If prices increase the RP will replace lost bushels at current market cost after the deductible is met. When prices increase, the RP deductible never shrinks, but the RP-HPE deductible increases and requires a larger yield loss to trigger any indemnity payments.
If a price option or its subsidy must be eliminated from RP for budget reasons, it should be the “put.” Lower market prices are covered by PLC or in some cases ARC from the FSA program. Therefore, it is at lower prices where, under some conditions, the crop insurance and commodity programs will overlap. The harvest price option included in RP is a complement to FSA’s commodity program since higher prices reduce or eliminate PLC and under some conditions the ARC payments, too.
Other costs associated with the provisions in the AFFIRM Act would fall on insurance companies and the RMA. For example, farmers electing to exclude the harvest price in RP may cause underwriting losses, unless one assumes actuarial soundness.
For example, in Iowa, eliminating the HPO on corn may cut premiums more than it has historically cut claims but the public data is limited to years after 2011. For the five-year period 2011-2015, the Iowa five-year average RP corn loss ratio was 1.66 on $566 million of premium versus an RP-HPE loss ratio of 2.27 on $7 million of average premium over the same period.
An alternative to the elimination of the HPO premium share paid by RMA is to give producers the option of eliminating the subsidy on either the “put” or “call” built into RP. Producers who use marketing tools or who have strong downside price protection from the commodity program might prefer the harvest price over the insurance “put.”
Another alternative to reduce taxpayer cost would be to cut RMA’s share of the premium by five percentage points across all crop insurance contracts, including CAT. Unlike altering specific contracts, this wouldn’t bias farmers’ decisions.
Complete Elimination of the Agricultural Safety Net
Several economists have published papers advocating for the elimination of ARC, PLC, and crop insurance and replacing them with a free market policy. If the farm safety net were completely eliminated as a number of groups have advocated, would Iowa still be planted to corn? The answer is “yes,” but many other aspects of the farm economy would change.
Over time, land prices and cash rents would adjust to an agricultural economy without USDA support. Farmers’ rates of return would eventually normalize. However, there would likely be fewer producers. Young farmers with limited equity would lose the most were this policy implemented.
The elimination of the safety net may make U.S. farmers less competitive on a global scale because foreign governments will likely continue a preference for local production. For example, refusing importation of GMO corn for safety concerns, foreign central banks’ influence on currency exchange rates to benefit their own exporters, and expanded EPA regulations on commercial agriculture will likely disadvantage U.S. producers.
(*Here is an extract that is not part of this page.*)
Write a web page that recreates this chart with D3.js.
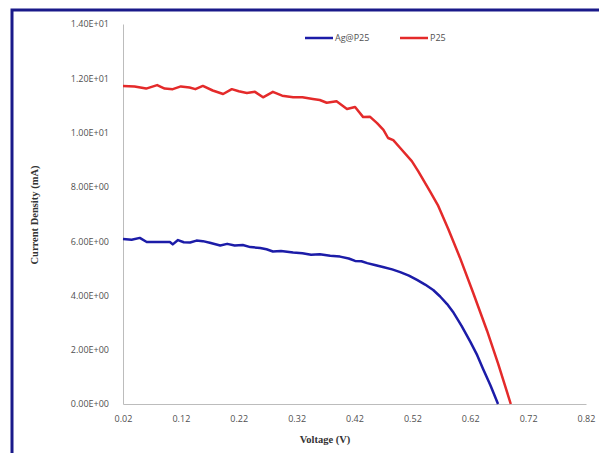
<!DOCTYPE html>
<html>
<head>
<meta charset="utf-8">
<script src="https://cdn.jsdelivr.net/npm/d3@7"></script>
<style>
  body { margin: 0; background: #fff; }
  svg { display: block; }
</style>
</head>
<body>
<div id="chart"></div>
<script>
// Ag@P25 - voltage (V) and current density (mA)
var agVoltage = [0.02, 0.035, 0.049, 0.061, 0.101, 0.106, 0.115, 0.125, 0.136, 0.147, 0.158, 0.170, 0.188, 0.200,
    0.213, 0.227, 0.240, 0.257, 0.268, 0.279, 0.293, 0.314, 0.330, 0.345, 0.360, 0.378, 0.395, 0.410, 0.421,
    0.432, 0.442, 0.455, 0.469, 0.485, 0.499, 0.514, 0.528, 0.542, 0.556, 0.568, 0.580, 0.590, 0.605, 0.620,
    0.632, 0.642, 0.655, 0.668];
var agCurrent = [6.08, 6.05, 6.12, 5.97, 5.97, 5.88, 6.04, 5.96, 5.95, 6.02, 6.00, 5.94, 5.84, 5.90,
    5.84, 5.86, 5.78, 5.75, 5.70, 5.62, 5.64, 5.58, 5.55, 5.50, 5.52, 5.46, 5.43, 5.36, 5.27,
    5.26, 5.19, 5.12, 5.05, 4.96, 4.86, 4.73, 4.57, 4.40, 4.20, 3.96, 3.68, 3.40, 2.88, 2.30,
    1.80, 1.30, 0.68, 0.0];

// P25
var p25Voltage = [0.02, 0.04, 0.06, 0.079, 0.092, 0.106, 0.120, 0.135, 0.145, 0.158, 0.175, 0.193, 0.208, 0.220,
    0.234, 0.248, 0.262, 0.279, 0.295, 0.314, 0.330, 0.348, 0.360, 0.372, 0.389, 0.407, 0.421, 0.435, 0.447,
    0.459, 0.470, 0.478, 0.487, 0.499, 0.519, 0.530, 0.550, 0.564, 0.582, 0.602, 0.625, 0.649,
    0.668, 0.690];
var p25Current = [11.72, 11.70, 11.62, 11.75, 11.62, 11.60, 11.70, 11.66, 11.60, 11.72, 11.55, 11.42, 11.60, 11.52,
    11.46, 11.50, 11.30, 11.50, 11.36, 11.30, 11.30, 11.24, 11.20, 11.10, 11.15, 10.87, 10.94, 10.57, 10.58,
    10.35, 10.10, 9.80, 9.72, 9.43, 8.95, 8.58, 7.85, 7.33, 6.45, 5.40, 4.10, 2.70,
    1.50, 0.0];

var xTicks = [0.02, 0.12, 0.22, 0.32, 0.42, 0.52, 0.62, 0.72, 0.82];
var yTicks = [0, 2, 4, 6, 8, 10, 12, 14];

var seriesNames = ["Ag@P25", "P25"];
var seriesColors = ["#1c1ca8", "#e42a2a"];

var width = 599, height = 453;
var svg = d3.select("#chart").append("svg")
    .attr("width", width)
    .attr("height", height);

// outer frame
svg.append("rect")
    .attr("x", 12).attr("y", 10)
    .attr("width", 600).attr("height", 460)
    .attr("fill", "#fff")
    .attr("stroke", "#1a1a8a")
    .attr("stroke-width", 3);

var x = d3.scaleLinear().domain([0.02, 0.82]).range([123, 586]);
var y = d3.scaleLinear().domain([0, 14]).range([404, 24]);

var fmt = function (d) {
    return d.toExponential(2).toUpperCase().replace(/E([+-])(\d)$/, "E$10$2");
};

// y axis
var yAxis = svg.append("g")
    .attr("transform", "translate(123,0)")
    .call(d3.axisLeft(y).tickValues(yTicks).tickSize(0).tickPadding(14).tickFormat(fmt));
yAxis.select(".domain").attr("stroke", "#bcbcbc");
yAxis.selectAll("text")
    .attr("fill", "#505050")
    .style("font-family", "'Open Sans', sans-serif")
    .style("font-size", "9px");

// x axis
var xAxis = svg.append("g")
    .attr("transform", "translate(0,404)")
    .call(d3.axisBottom(x).tickValues(xTicks).tickSize(0).tickPadding(12).tickFormat(d3.format(".2f")));
xAxis.select(".domain").attr("stroke", "#bcbcbc");
xAxis.selectAll("text")
    .attr("fill", "#505050")
    .style("font-family", "'Open Sans', sans-serif")
    .style("font-size", "9px");

// axis titles
svg.append("text")
    .attr("x", 325).attr("y", 443)
    .attr("text-anchor", "middle")
    .style("font-family", "'Liberation Serif', serif")
    .style("font-weight", "bold")
    .style("font-size", "10.5px")
    .attr("fill", "#333")
    .text("Voltage (V)");

svg.append("text")
    .attr("transform", "translate(38,215) rotate(-90)")
    .attr("text-anchor", "middle")
    .style("font-family", "'Liberation Serif', serif")
    .style("font-weight", "bold")
    .style("font-size", "10.5px")
    .attr("fill", "#333")
    .text("Current Density (mA)");

// lines
var line = d3.line()
    .x(function (d) { return x(d[0]); })
    .y(function (d) { return y(d[1]); });

var agData = d3.zip(agVoltage, agCurrent);
var p25Data = d3.zip(p25Voltage, p25Current);

[agData, p25Data].forEach(function (data, i) {
    svg.append("path")
        .datum(data)
        .attr("fill", "none")
        .attr("stroke", seriesColors[i])
        .attr("stroke-width", 2.5)
        .attr("stroke-linejoin", "round")
        .attr("d", line);
});

// legend
var legendX = [305, 400];
seriesNames.forEach(function (name, i) {
    svg.append("line")
        .attr("x1", legendX[i]).attr("x2", legendX[i] + 28)
        .attr("y1", 38).attr("y2", 38)
        .attr("stroke", seriesColors[i])
        .attr("stroke-width", 2.5);
    svg.append("text")
        .attr("x", legendX[i] + 30).attr("y", 41)
        .attr("fill", "#505050")
        .style("font-family", "'Open Sans', sans-serif")
        .style("font-size", "9px")
        .text(name);
});
</script>
</body>
</html>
It’s unlikely that a free market crop insurance industry would form unless all government subsidies were eliminated. Few farmers would be willing to pay the higher premiums required by a fully-private market as long as the USDA infrastructure is in place for some future Congress to provide ad hoc disaster aid or other cash transfers to farmers.
Congress would need to close all forms of support including commodity program payments, disaster payments, and conservation payments. If not, producers would be reluctant to pay unsubsidized premiums for fully-private insurance and would instead push for the reinstatement of disaster payments using the existing infrastructure.
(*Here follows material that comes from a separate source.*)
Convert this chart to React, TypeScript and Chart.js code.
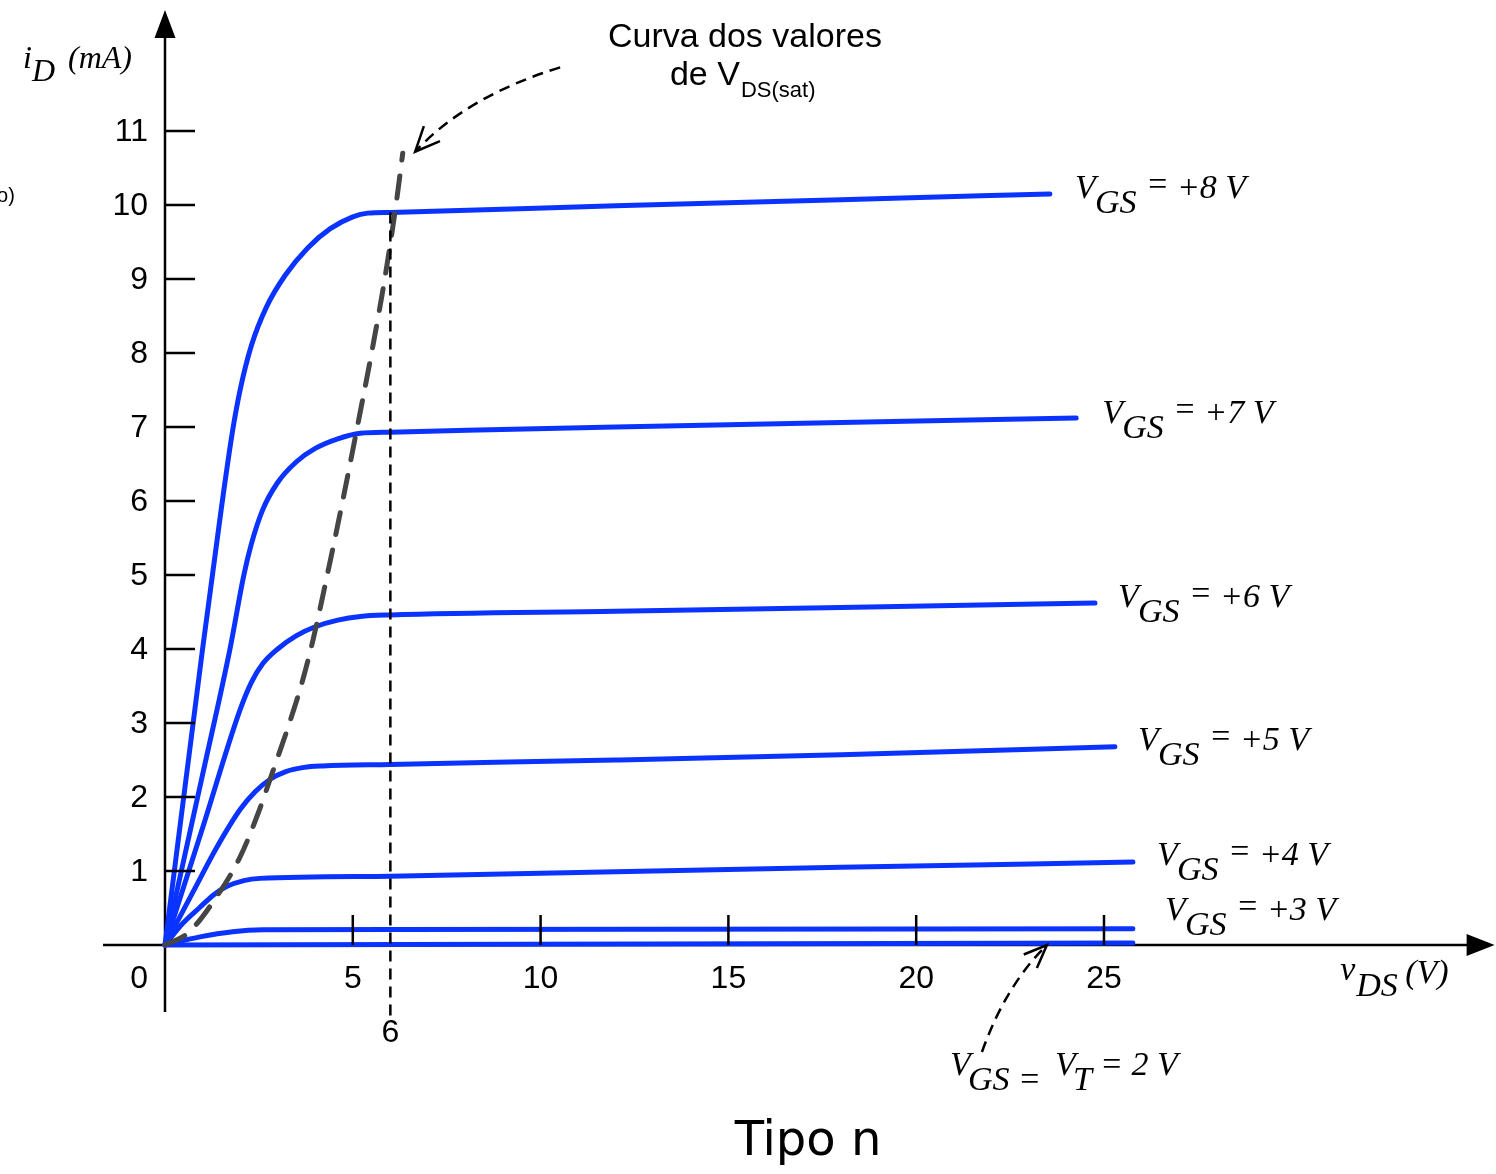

Only Minor Tweaks Expected Moving Forward
It is very unlikely that the current crop insurance program will be replaced with a free, FSA-administered disaster program. Most farm groups would oppose this change, in addition to the independent crop insurance agents, agricultural lenders, and AIPs. As a result, a return to an FSA-administered disaster program is not likely. The structure of the current crop insurance program was passed into Law in 1980 to replace an FSA standing disaster program.
Though some agricultural economists and other groups would like to see a more free market policy implemented, given the expected political opposition from the crop insurance coalition, it is unlikely the current farm safety net will be eliminated and replaced with a free market policy.
Assuming some parts of the country will have private insurance offers for selected perils, the private premiums paid by farmers will be much higher. Private premiums would have to cover the operating expenses, likely more expensive re-insurance premiums because USDA would no longer provide any re-insurance, and cover the entire current premium subsidy.
Since premiums will likely double, it will be necessary to remove the USDA delivery infrastructure; otherwise a future Congress could provide an ad hoc disaster aid program. As long as the USDA delivery infrastructure is in place, few farmers will be willing to pay private crop insurance rates as most will continue to assume government will provide support when there is a disaster, until proven otherwise.
For the foreseeable future, the risk management policy will likely remain as it is with some “minor tweaks” to crop insurance. In the last Farm Bill, the conservation coalition was able to add the conservation requirement to crop insurance and other critics were able to secure cuts to the AIPs and agents. Many of the same groups will be back to attack the harvest price, propose means testing, subsidy limits or payment limits, more cuts to agent commissions, and cuts to the AIP’s rate of return.
Crop insurance critics’ success will likely depend on how well the crop insurance coalition holds together. Some of these proposals are more damaging to producers than others and may lead to some unintended consequences.
While it is easy to see the financial interest of those who favor the current system, who have a financial interest in the crop insurance and commodity programs, many of the critics also come with conflicts of interest. Though it is not easy to do, one needs to follow the money to identify conflicts of interest in the crop insurance debate.